DBMSs are also based on a notion of serializability, which does not lead to repeatable executions:
To generate predictable outcomes, a stream processing engine must have a deterministic execution mode that utilizes timestamp order of input messages.
So, if we accept that stream processing engines are different, what evaluation criteria can we use when assessing them? Or alternatively, what should we keep in mind when building them? Here are Stonebraker et. al’s 8 rules:
1. Keep the data moving
To achieve low latency, a system must be able to perform message processing without having a costly storage operation in the critical procesing path. An additional problem occurs with systems that are passive (i.e. require applications to poll to detect new data).
The first requirement for a real-time stream processing engine is to process messages ‘in-stream’, without any requirement to store them to perform any operation or sequence of operations. Ideally the system should also use an active (i.e. non-polling) processing model.
2. Query using SQL on streams (StreamSQL)
Historically, for streaming applications, general purpose languages such as C++ or Java have been used as the workhorse development and programming tools. Unfortunately, relying on low-level programming schemes results in long development cycles and high maintenance costs. In contrast, it is very much desirable to process moving real-time data using a high-level language such as SQL.
SQL’s success is based on a very powerful set of primitives for filtering, merging, correlation, and aggregation. Rich windowing functions and stream-specific operators will need to be added. Traditional SQL knows when it has finished processing because it gets to the end of the table, but with streaming data the ‘table’ never ends! Stream windows serve to demarcate operations instead.
3. Handle stream imperfections (delayed, missing, and out-of-order data)
Any potentially blocking application calculation must have time-outs. To deal with out-of-order data, a mechanism must be provided to allow windows to stay open for an additional period of time.
The third requirement is to have built-in mechanisms to provide resiliency against stream ‘imperfections’ including missing and out-of-order data which are commonly present in real-world data streams.
4. Generate predictable outcomes
Time series data must be processed in a predictable manner to ensure the results of processing are deterministic and repeatable.
5. Integrate stored and streaming data
For many stream processing applications, the ability to compare and merge ‘present’ (i.e. live) data with historical data is important. You want to use the same language for the historical data as you do for the live data.
The fifth requirement is to have the capability to efficiently store, modify, and access state information, and combine it with live streaming data. For seamless integration, the system should use a uniform language when dealing with either type of data.
Reminiscent of course of the Lambda architecture.
6. Guarantee data safety and availability
Stream processing applications are often mission-critical. For real-time processing, restarting and recovering from a log incur too much overhead. Therefore a hot-backup and real-time failover scheme are required. (This formulation of the requirement sounds a little dated now. We might instead say that the stream processing engine needs to be resilient to failures as a continuously operating distributed system. Chaos monkey welcome.)
The sixth requirement is to ensure that the applications are up and available, and the integrity of the data maintained at all times, despite failures.

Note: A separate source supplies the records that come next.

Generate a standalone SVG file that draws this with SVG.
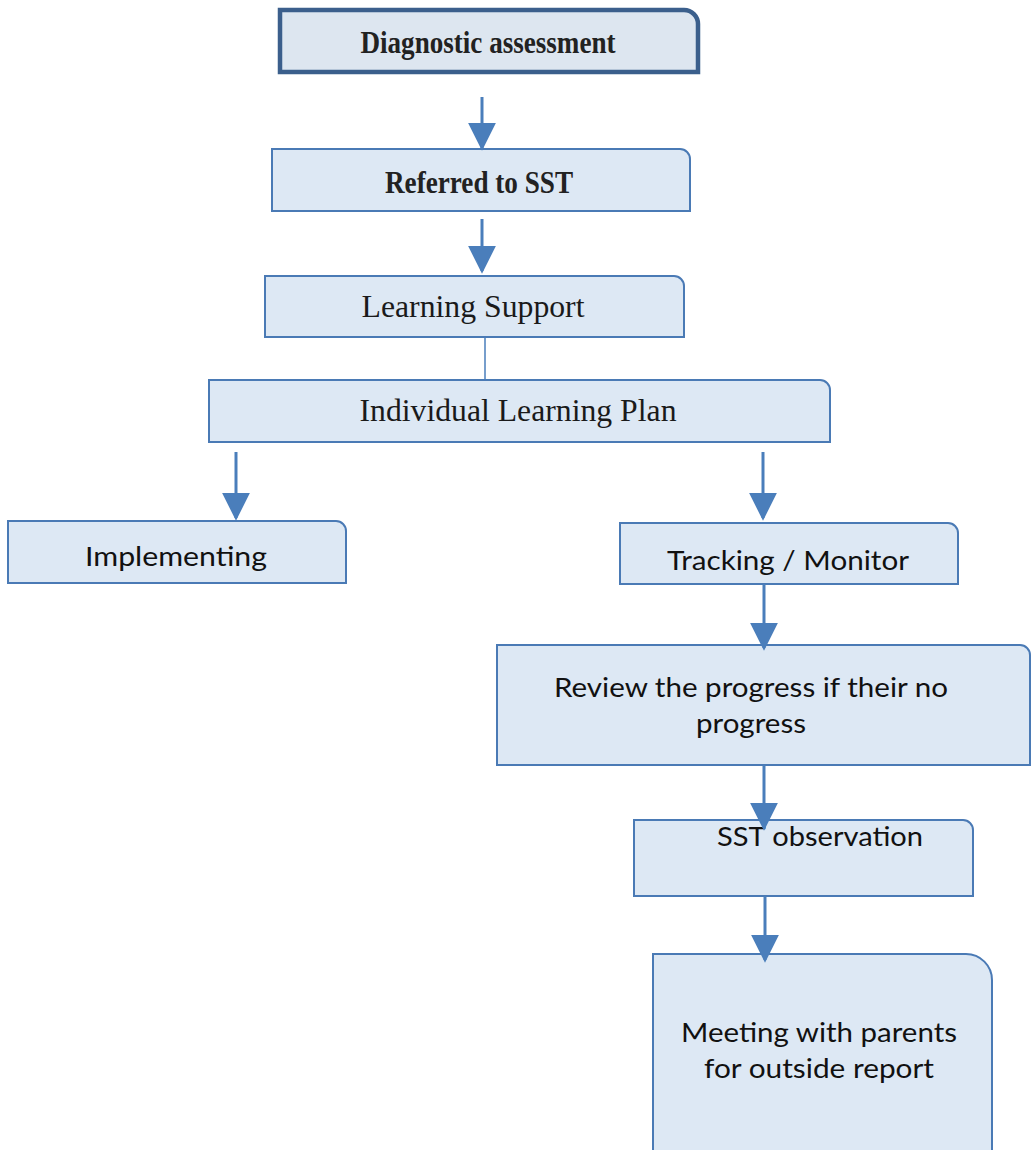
<svg xmlns="http://www.w3.org/2000/svg" width="1031" height="1150" viewBox="0 0 1031 1150">
<style>
.box{fill:#dde8f4;stroke:#4a7ab5;stroke-width:2}
.box1{fill:#dde6f0;stroke:#3b5f8c;stroke-width:4.5}
.ser{font-family:"Liberation Serif","Times New Roman",serif;fill:#1a1a1a;text-anchor:middle}
.serb{font-family:"Liberation Serif","Times New Roman",serif;font-weight:bold;fill:#222;text-anchor:middle}
.sans{font-family:Lato,"Noto Sans","Liberation Sans",sans-serif;fill:#111;text-anchor:middle;font-size:27.5px}
.conn{fill:none;stroke:#4a7ebb;stroke-width:3}
.thin{fill:none;stroke:#4a7ebb;stroke-width:1.5}
</style>
<defs>
<marker id="ah" viewBox="0 0 10 10" refX="9" refY="5" markerWidth="28" markerHeight="28" markerUnits="userSpaceOnUse" orient="auto" preserveAspectRatio="none">
<path d="M0,0 L10,5 L0,10 Z" fill="#4a7ebb"/>
</marker>
</defs>
<g id="n1">
<path class="box1" d="M280,10 H684 A14,14 0 0 1 698,24 V72 H280 Z"/>
<text class="serb" x="488" y="53" font-size="32" textLength="255" lengthAdjust="spacingAndGlyphs">Diagnostic assessment</text>
</g>
<g id="n2">
<path class="box" d="M272,149 H680 A10,10 0 0 1 690,159 V211 H272 Z"/>
<text class="serb" x="479" y="193" font-size="32" textLength="188" lengthAdjust="spacingAndGlyphs">Referred to SST</text>
</g>
<g id="n3">
<path class="box" d="M265,276 H674 A10,10 0 0 1 684,286 V337 H265 Z"/>
<text class="ser" x="473" y="317" font-size="32" textLength="223" lengthAdjust="spacingAndGlyphs">Learning Support</text>
</g>
<g id="n4">
<path class="box" d="M209,380 H820 A10,10 0 0 1 830,390 V442 H209 Z"/>
<text class="ser" x="518" y="421" font-size="31" textLength="317" lengthAdjust="spacingAndGlyphs">Individual Learning Plan</text>
</g>
<g id="n5">
<path class="box" d="M8,521 H336 A10,10 0 0 1 346,531 V583 H8 Z"/>
<text class="sans" x="176" y="566" textLength="182" lengthAdjust="spacingAndGlyphs">Implementing</text>
</g>
<g id="n6">
<path class="box" d="M620,523 H948 A10,10 0 0 1 958,533 V584 H620 Z"/>
<text class="sans" x="788" y="570" textLength="242" lengthAdjust="spacingAndGlyphs">Tracking / Monitor</text>
</g>
<g id="n7">
<path class="box" d="M497,645 H1020 A10,10 0 0 1 1030,655 V765 H497 Z"/>
<text class="sans" x="751" y="697" textLength="394" lengthAdjust="spacingAndGlyphs">Review the progress if their no</text>
<text class="sans" x="751" y="733" textLength="110" lengthAdjust="spacingAndGlyphs">progress</text>
</g>
<g id="n8">
<path class="box" d="M634,820 H963 A10,10 0 0 1 973,830 V896 H634 Z"/>
<text class="sans" x="820" y="846" textLength="206" lengthAdjust="spacingAndGlyphs">SST observation</text>
</g>
<g id="n9">
<path class="box" d="M653,954 H966 A26,26 0 0 1 992,980 V1160 H653 Z"/>
<text class="sans" x="819" y="1042" textLength="276" lengthAdjust="spacingAndGlyphs">Meeting with parents</text>
<text class="sans" x="819" y="1078" textLength="230" lengthAdjust="spacingAndGlyphs">for outside report</text>
</g>
<g id="connectors">
<path class="conn" d="M482,97 V148" marker-end="url(#ah)"/>
<path class="conn" d="M482,219 V271" marker-end="url(#ah)"/>
<path class="thin" d="M485,337 V380"/>
<path class="conn" d="M236,452 V518" marker-end="url(#ah)"/>
<path class="conn" d="M763,452 V518" marker-end="url(#ah)"/>
<path class="conn" d="M764,584 V648" marker-end="url(#ah)"/>
<path class="conn" d="M764,765 V828" marker-end="url(#ah)"/>
<path class="conn" d="M765,896 V960" marker-end="url(#ah)"/>
</g>
</svg>
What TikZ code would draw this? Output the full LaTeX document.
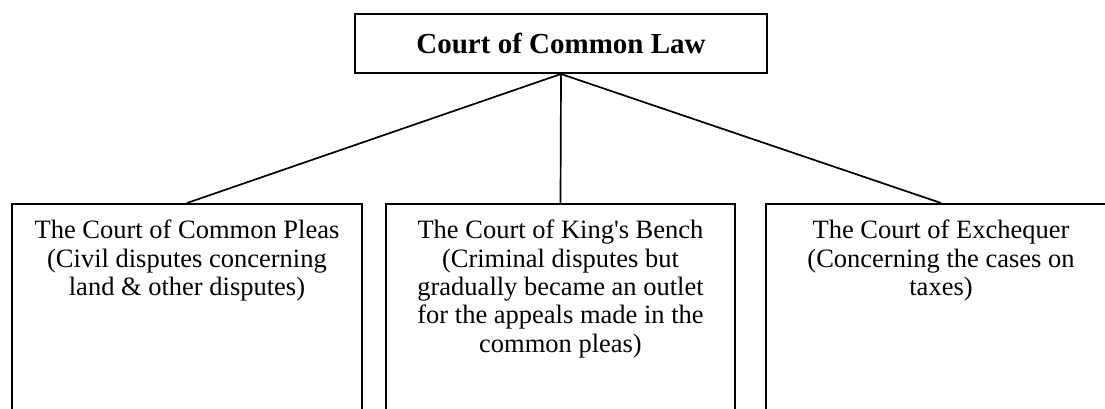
\documentclass[tikz,border=0pt]{standalone}
\usepackage{fontspec}
\setmainfont{Liberation Serif}
\begin{document}
\begin{tikzpicture}[x=1pt,y=1pt,
  boxst/.style={draw=black,line width=2pt,inner sep=0pt,fill=none},
  bodytxt/.style={align=center,inner sep=0pt,font=\fontsize{26.5}{28.3}\selectfont},
  titletxt/.style={font=\fontsize{29}{32}\selectfont\bfseries},
  conn/.style={draw=black,line width=1.7pt}]
\useasboundingbox (0,0) rectangle (1105,-408);
% top box
\node[boxst,minimum width=412,minimum height=59] (top) at (561,-43.5) {};
\node[titletxt] (toptxt) at (top.center) {Court of Common Law};
% lower boxes
\node[boxst,minimum width=350,minimum height=240,anchor=north west] (cp) at (11,-203) {};
\node[boxst,minimum width=349,minimum height=240,anchor=north west] (kb) at (385,-203) {};
\node[boxst,minimum width=350,minimum height=240,anchor=north west] (ex) at (765,-203) {};
\node[bodytxt,anchor=north] (cptxt) at ([yshift=-17]cp.north) {The Court of Common Pleas\\(Civil disputes concerning\\land \& other disputes)};
\node[bodytxt,anchor=north] (kbtxt) at ([yshift=-17]kb.north) {The Court of King\textquotesingle s Bench\\(Criminal disputes but\\gradually became an outlet\\for the appeals made in the\\common pleas)};
\node[bodytxt,anchor=north] (extxt) at ([yshift=-17]ex.north) {The Court of Exchequer\\(Concerning the cases on\\taxes)};
% connectors
\draw[conn] (top.south) -- (cp.north);
\draw[conn] (top.south) -- (kb.north);
\draw[conn] (top.south) -- (ex.north);
\end{tikzpicture}
\end{document}
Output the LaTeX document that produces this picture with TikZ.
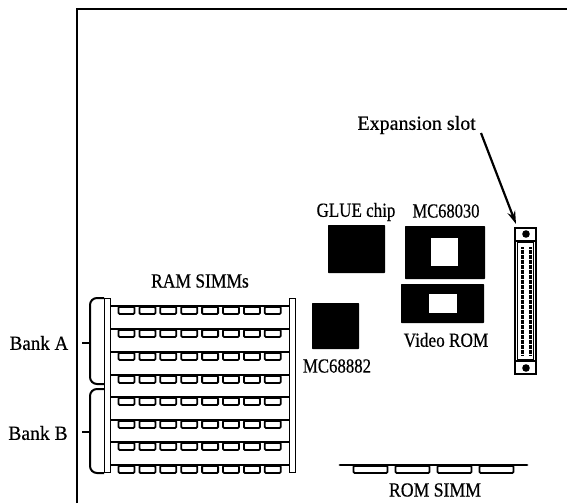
\documentclass[tikz,border=0pt]{standalone}
\usepackage{fontspec}
\setmainfont[RawFeature={embolden=0.5}]{Liberation Serif}
\usepackage{tikz}
\usetikzlibrary{positioning,arrows.meta,calc}
\tikzset{
  partlabel/.style={font=\fontsize{20}{22}\selectfont,inner sep=0pt,transform shape,xscale=#1},
  partlabel/.default=1,
  chipblock/.style={draw=none,fill=black,inner sep=0pt,rounded corners=0.6pt},
  chipwindow/.style={draw=none,fill=white,inner sep=0pt},
  simmrail/.style={line width=2.8pt},
  simmchip/.style={draw,line width=1.8pt,fill=white,rounded corners=1pt,inner sep=0pt,minimum height=7pt},
  endbar/.style={draw,line width=1.9pt,fill=white,inner sep=0pt},
  bankbrace/.style={line width=2pt,rounded corners=7pt},
}
\begin{document}
\begin{tikzpicture}[x=1pt,y=-1pt]
\useasboundingbox (0,0) rectangle (567,503);
% board outline
\coordinate (boardbl) at (77,503);
\coordinate (boardtl) at (77,9);
\coordinate (boardtr) at (567,9);
\draw[line width=2.4pt] (boardbl) -- (boardtl) -- (boardtr);
% RAM SIMMs
\foreach \y [count=\r] in {306,329,352,375,397,420,442,465} {
  \coordinate (rl\r) at (108,\y);
  \coordinate (rr\r) at (292,\y);
  \draw[simmrail] (rl\r) -- (rr\r);
  \foreach \x in {0,...,7}
    \node[simmchip,minimum width=16pt,anchor=north] at (126.5+\x*20.9,\y) {};
}
\node[endbar,minimum width=6pt,minimum height=174pt] (barl) at (107.5,385.5) {};
\node[endbar,minimum width=6pt,minimum height=174pt] (barr) at (292.5,385.5) {};
\node[partlabel=.875] (ram) at (200,281) {RAM SIMMs};
% banks
\coordinate (atop) at (104,298);
\coordinate (abot) at (104,384);
\coordinate (btop) at (104,389);
\coordinate (bbot) at (104,473);
\draw[bankbrace] (atop) -- (90,298) -- (90,384) -- (abot);
\draw[bankbrace] (btop) -- (90,389) -- (90,473) -- (bbot);
\node[partlabel=.95] (banka) at (39,343) {Bank A};
\node[partlabel=.98] (bankb) at (38,433) {Bank B};
\coordinate (ticka) at (90,343);
\coordinate (tickb) at (90,432);
\draw[line width=1.7pt] (ticka) -- (82,343);
\draw[line width=1.7pt] (tickb) -- (82,432);
% chips
\node[chipblock,minimum width=57pt,minimum height=48pt] (glue) at (356.5,249) {};
\node[partlabel=.85] at (356,212) {GLUE chip};
\node[chipblock,minimum width=80pt,minimum height=53pt] (cpu) at (445,252.5) {};
\node[chipwindow,minimum width=27pt,minimum height=28pt] at (444.5,252) {};
\node[partlabel=.825] at (446,211) {MC68030};
\node[chipblock,minimum width=83pt,minimum height=39pt] (vrom) at (442.5,303.5) {};
\node[chipwindow,minimum width=28pt,minimum height=19pt] at (443,303.5) {};
\node[partlabel=.86] at (446,340) {Video ROM};
\node[chipblock,minimum width=47pt,minimum height=46pt] (fpu) at (335.5,326) {};
\node[partlabel=.84] at (337,366) {MC68882};
% expansion slot
\node[draw,line width=2pt,minimum width=21pt,minimum height=146pt,inner sep=0pt] (slot) at (525.5,301) {};
\draw[line width=2pt] (514.5,240.5) -- (536.5,240.5);
\draw[line width=2pt] (514.5,361) -- (536.5,361);
\draw[line width=1.4pt] (517.5,242) rectangle (533.5,360);
\fill (526,234) circle (3.8pt);
\fill (526,368) circle (3.8pt);
\foreach \x in {522,530}
  \draw[line width=3pt,dash pattern=on 2pt off 0.5pt] (\x,247) -- (\x,355);
\node[partlabel,anchor=east] (expl) at (476,125) {Expansion slot};
\coordinate (argo) at (481,133);
\coordinate (arto) at (516,224);
\draw[-{Stealth[length=13pt,width=8pt]},line width=2.2pt] (argo) -- (arto);
% ROM SIMM
\coordinate (roml) at (340,465);
\coordinate (romr) at (527,465);
\draw[simmrail,line cap=round] (roml) -- (romr);
\foreach \x in {370.5,412.5,454.5,496.5}
  \node[simmchip,minimum width=34pt,anchor=north] at (\x,465) {};
\node[partlabel=.885] (rom) at (435,490) {ROM SIMM};
\end{tikzpicture}
\end{document}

7. Partition and scale applications automatically
Distributed operation is becoming increasingly important given the favourable price-performance characteristics of low-cost commodity clusters. As such, it should be possible to split an application over multiple machines for scalability (as the volume of input streams or the complexity of processing increases) without the developer having to write low-level code.
The world has moved fast. Nowadays we pretty much take this requirement for granted, but 2005 was a time when it still had to be spelled out explicitly. Remember, this was before Twitter existed, and when Facebook was still just a site for college and high-school students.
8. Process and respond instantaneously
The eigth requirment is that a stream processing engine must have a highly-optimized, minimal overhead execution engine to deliver real-time response for high-volume applications.
In 2005, this was defined as ‘tens to hundreds of thousands of messages per second with latency in the microsecond to millisecond range on top of COTS hardware’. In 2013, consolidated equity feeds in the financial services industry showed a peak message rate of almost 17M messages per second sustained for at least 10ms, and 10M peak messages in a second, with message rates still rising rapidly year-on-year. At the high end these feeds are processed with sub-microsecond latency.